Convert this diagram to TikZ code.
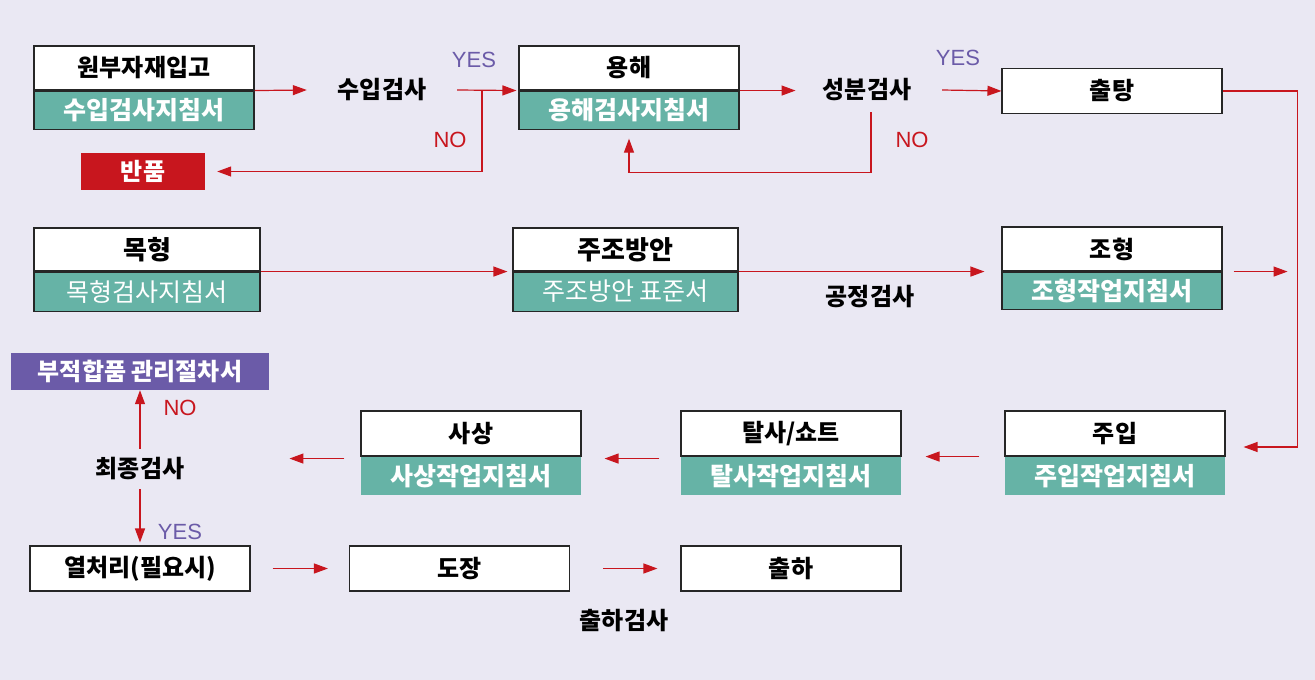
\documentclass[tikz,border=0pt]{standalone}
\usepackage{fontspec}
\setmainfont{Noto Sans CJK KR}
\newfontfamily\latinfont{Liberation Sans}
\usetikzlibrary{arrows.meta}

\definecolor{bgcol}{HTML}{EAE8F3}
\definecolor{docteal}{HTML}{66B3A6}
\definecolor{flowred}{HTML}{C8161E}
\definecolor{okpurple}{HTML}{6B5BA8}

\tikzset{
  head/.style={draw=black!85, line width=1.1pt, fill=white, minimum width=220pt, minimum height=44pt,
    inner sep=0pt, font=\fontsize{24}{26}\selectfont\bfseries},
  doc/.style={draw=black!85, line width=1.1pt, fill=docteal, text=white, minimum width=220pt,
    minimum height=38pt, inner sep=0pt, anchor=north, font=\fontsize{25}{27}\selectfont\bfseries},
  plaindoc/.style={doc, draw=none},
  tagbox/.style={minimum height=37pt, inner sep=0pt, text=white, font=\fontsize{24}{26}\selectfont\bfseries},
  check/.style={minimum width=150pt, minimum height=44pt, inner sep=0pt, font=\fontsize{24}{26}\selectfont\bfseries},
  flow/.style={draw=flowred, line width=1.2pt, -{Triangle[length=14pt,width=10pt]}},
  yes/.style={text=okpurple, font=\latinfont\fontsize{22}{24}\selectfont},
  no/.style={text=flowred, font=\latinfont\fontsize{22}{24}\selectfont},
}

\begin{document}
\begin{tikzpicture}[x=1pt, y=-1pt]
 \fill[bgcol] (0,0) rectangle (1315,680);
 \useasboundingbox (0,0) rectangle (1315,680);

 % first row
 \node[head] (ipgo) at (144,68) {원부자재입고};
 \node[doc] (ipgo-doc) at (ipgo.south) {수입검사지침서};
 \node[check] (suip) at (382,90) {수입검사};
 \node[head] (yonghae) at (629,68) {용해};
 \node[doc] (yonghae-doc) at (yonghae.south) {용해검사지침서};
 \node[check] (sungbun) at (867,90) {성분검사};
 \node[head, minimum height=45pt] (chultang) at (1112,91) {출탕};
 \node[tagbox, fill=flowred, minimum width=124pt] (banpum) at (143,171.5) {반품};

 \node[yes] (yes1) at (474,60) {YES};
 \node[no] (no1) at (450,140) {NO};
 \node[yes] (yes2) at (958,58) {YES};
 \node[no] (no2) at (912,140) {NO};

 % second row
 \node[head, minimum width=226pt, minimum height=43pt] (mokhyung) at (147,249.5) {\fontsize{26}{28}\selectfont 목형};
 \node[doc, minimum width=226pt, minimum height=39pt] (mokhyung-doc) at (mokhyung.south) {\mdseries 목형검사지침서};
 \node[head, minimum width=225pt, minimum height=43pt] (jujo) at (625.5,249.5) {\fontsize{26}{28}\selectfont 주조방안};
 \node[doc, minimum width=225pt, minimum height=39pt] (jujo-doc) at (jujo.south) {\mdseries 주조방안 표준서};
 \node[head] (johyung) at (1112,249) {조형};
 \node[doc, minimum height=37pt] (johyung-doc) at (johyung.south) {조형작업지침서};
 \node[check] (gongjung) at (870,297) {공정검사};

 % third row
 \node[head, minimum height=45pt] (juip) at (1115,433.5) {주입};
 \node[plaindoc] (juip-doc) at (juip.south) {주입작업지침서};
 \node[head, minimum height=45pt] (talsa) at (791,433.5) {탈사/쇼트};
 \node[plaindoc] (talsa-doc) at (talsa.south) {탈사작업지침서};
 \node[head, minimum height=45pt] (sasang) at (471,433.5) {사상};
 \node[plaindoc] (sasang-doc) at (sasang.south) {사상작업지침서};
 \node[check, minimum width=110pt, minimum height=40pt] (choejong) at (140,469) {최종검사};
 \node[tagbox, fill=okpurple, minimum width=258pt] (bujeok) at (140,371.5) {부적합품 관리절차서};
 \node[no] (no3) at (180,408) {NO};
 \node[yes] (yes3) at (180,532) {YES};

 % last row
 \node[head, minimum height=45pt] (yeol) at (140,568.5) {열처리(필요시)};
 \node[head, minimum height=45pt] (dojang) at (459.5,568.5) {도장};
 \node[head, minimum height=45pt] (chulha) at (791,568.5) {출하};
 \node[check] (chulhagumsa) at (624,621) {출하검사};

 % connectors
 \coordinate (split1) at (482,90);
 \draw[flow] (ipgo.south east) -- (suip.west);
 \draw[flow, shorten >=2pt] (suip.east) -- (yonghae.south west);
 \draw[flow, shorten >=12pt] (split1) |- (banpum.east);
 \draw[flow] (yonghae.south east) -- ++(56,0);
 \draw[flow] (sungbun.east) -- (chultang.west);
 \draw[flow, shorten >=9pt] ([xshift=4pt]sungbun.south) -- ++(0,60) -| (yonghae-doc.south);
 \draw[flow, shorten >=18pt] (chultang.east) -- ++(75,0) |- ([yshift=-13.5pt]juip.east);

 \draw[flow, shorten >=5pt] (mokhyung.south east) -- (jujo.south west);
 \draw[flow, shorten >=17pt] (jujo.south east) -- (johyung.south west);
 \draw[flow, shorten <=11pt] (johyung.south east) -- ++(65,0);

 \draw[flow, shorten <=25pt, shorten >=24pt] (juip.south west) -- (talsa.south east);
 \draw[flow, shorten <=21pt, shorten >=23pt] ([yshift=-2pt]talsa.south west) -- ([yshift=-2pt]sasang.south east);
 \draw[flow, shorten <=16pt] ([yshift=-2pt]sasang.south west) -- ++(-71,0);
 \draw[flow] (choejong) -- (bujeok);
 \draw[flow, shorten >=3pt] (choejong) -- (yeol);

 \draw[flow, shorten <=22pt, shorten >=21pt] (yeol) -- (dojang);
 \draw[flow, shorten <=33pt, shorten >=23pt] (dojang) -- (chulha);
\end{tikzpicture}
\end{document}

━━━

* [SET PROBLEM]: Return the listing above unchanged, apart from dropping its pictures.

* [RESPONSE FOR THIS EXERCISE]:
Convert this diagram to TikZ code.
\documentclass[tikz,border=0pt]{standalone}
\usepackage{fontspec}
\setmainfont{Noto Sans CJK KR}
\newfontfamily\latinfont{Liberation Sans}
\usetikzlibrary{arrows.meta}

\definecolor{bgcol}{HTML}{EAE8F3}
\definecolor{docteal}{HTML}{66B3A6}
\definecolor{flowred}{HTML}{C8161E}
\definecolor{okpurple}{HTML}{6B5BA8}

\tikzset{
  head/.style={draw=black!85, line width=1.1pt, fill=white, minimum width=220pt, minimum height=44pt,
    inner sep=0pt, font=\fontsize{24}{26}\selectfont\bfseries},
  doc/.style={draw=black!85, line width=1.1pt, fill=docteal, text=white, minimum width=220pt,
    minimum height=38pt, inner sep=0pt, anchor=north, font=\fontsize{25}{27}\selectfont\bfseries},
  plaindoc/.style={doc, draw=none},
  tagbox/.style={minimum height=37pt, inner sep=0pt, text=white, font=\fontsize{24}{26}\selectfont\bfseries},
  check/.style={minimum width=150pt, minimum height=44pt, inner sep=0pt, font=\fontsize{24}{26}\selectfont\bfseries},
  flow/.style={draw=flowred, line width=1.2pt, -{Triangle[length=14pt,width=10pt]}},
  yes/.style={text=okpurple, font=\latinfont\fontsize{22}{24}\selectfont},
  no/.style={text=flowred, font=\latinfont\fontsize{22}{24}\selectfont},
}

\begin{document}
\begin{tikzpicture}[x=1pt, y=-1pt]
 \fill[bgcol] (0,0) rectangle (1315,680);
 \useasboundingbox (0,0) rectangle (1315,680);

 % first row
 \node[head] (ipgo) at (144,68) {원부자재입고};
 \node[doc] (ipgo-doc) at (ipgo.south) {수입검사지침서};
 \node[check] (suip) at (382,90) {수입검사};
 \node[head] (yonghae) at (629,68) {용해};
 \node[doc] (yonghae-doc) at (yonghae.south) {용해검사지침서};
 \node[check] (sungbun) at (867,90) {성분검사};
 \node[head, minimum height=45pt] (chultang) at (1112,91) {출탕};
 \node[tagbox, fill=flowred, minimum width=124pt] (banpum) at (143,171.5) {반품};

 \node[yes] (yes1) at (474,60) {YES};
 \node[no] (no1) at (450,140) {NO};
 \node[yes] (yes2) at (958,58) {YES};
 \node[no] (no2) at (912,140) {NO};

 % second row
 \node[head, minimum width=226pt, minimum height=43pt] (mokhyung) at (147,249.5) {\fontsize{26}{28}\selectfont 목형};
 \node[doc, minimum width=226pt, minimum height=39pt] (mokhyung-doc) at (mokhyung.south) {\mdseries 목형검사지침서};
 \node[head, minimum width=225pt, minimum height=43pt] (jujo) at (625.5,249.5) {\fontsize{26}{28}\selectfont 주조방안};
 \node[doc, minimum width=225pt, minimum height=39pt] (jujo-doc) at (jujo.south) {\mdseries 주조방안 표준서};
 \node[head] (johyung) at (1112,249) {조형};
 \node[doc, minimum height=37pt] (johyung-doc) at (johyung.south) {조형작업지침서};
 \node[check] (gongjung) at (870,297) {공정검사};

 % third row
 \node[head, minimum height=45pt] (juip) at (1115,433.5) {주입};
 \node[plaindoc] (juip-doc) at (juip.south) {주입작업지침서};
 \node[head, minimum height=45pt] (talsa) at (791,433.5) {탈사/쇼트};
 \node[plaindoc] (talsa-doc) at (talsa.south) {탈사작업지침서};
 \node[head, minimum height=45pt] (sasang) at (471,433.5) {사상};
 \node[plaindoc] (sasang-doc) at (sasang.south) {사상작업지침서};
 \node[check, minimum width=110pt, minimum height=40pt] (choejong) at (140,469) {최종검사};
 \node[tagbox, fill=okpurple, minimum width=258pt] (bujeok) at (140,371.5) {부적합품 관리절차서};
 \node[no] (no3) at (180,408) {NO};
 \node[yes] (yes3) at (180,532) {YES};

 % last row
 \node[head, minimum height=45pt] (yeol) at (140,568.5) {열처리(필요시)};
 \node[head, minimum height=45pt] (dojang) at (459.5,568.5) {도장};
 \node[head, minimum height=45pt] (chulha) at (791,568.5) {출하};
 \node[check] (chulhagumsa) at (624,621) {출하검사};

 % connectors
 \coordinate (split1) at (482,90);
 \draw[flow] (ipgo.south east) -- (suip.west);
 \draw[flow, shorten >=2pt] (suip.east) -- (yonghae.south west);
 \draw[flow, shorten >=12pt] (split1) |- (banpum.east);
 \draw[flow] (yonghae.south east) -- ++(56,0);
 \draw[flow] (sungbun.east) -- (chultang.west);
 \draw[flow, shorten >=9pt] ([xshift=4pt]sungbun.south) -- ++(0,60) -| (yonghae-doc.south);
 \draw[flow, shorten >=18pt] (chultang.east) -- ++(75,0) |- ([yshift=-13.5pt]juip.east);

 \draw[flow, shorten >=5pt] (mokhyung.south east) -- (jujo.south west);
 \draw[flow, shorten >=17pt] (jujo.south east) -- (johyung.south west);
 \draw[flow, shorten <=11pt] (johyung.south east) -- ++(65,0);

 \draw[flow, shorten <=25pt, shorten >=24pt] (juip.south west) -- (talsa.south east);
 \draw[flow, shorten <=21pt, shorten >=23pt] ([yshift=-2pt]talsa.south west) -- ([yshift=-2pt]sasang.south east);
 \draw[flow, shorten <=16pt] ([yshift=-2pt]sasang.south west) -- ++(-71,0);
 \draw[flow] (choejong) -- (bujeok);
 \draw[flow, shorten >=3pt] (choejong) -- (yeol);

 \draw[flow, shorten <=22pt, shorten >=21pt] (yeol) -- (dojang);
 \draw[flow, shorten <=33pt, shorten >=23pt] (dojang) -- (chulha);
\end{tikzpicture}
\end{document}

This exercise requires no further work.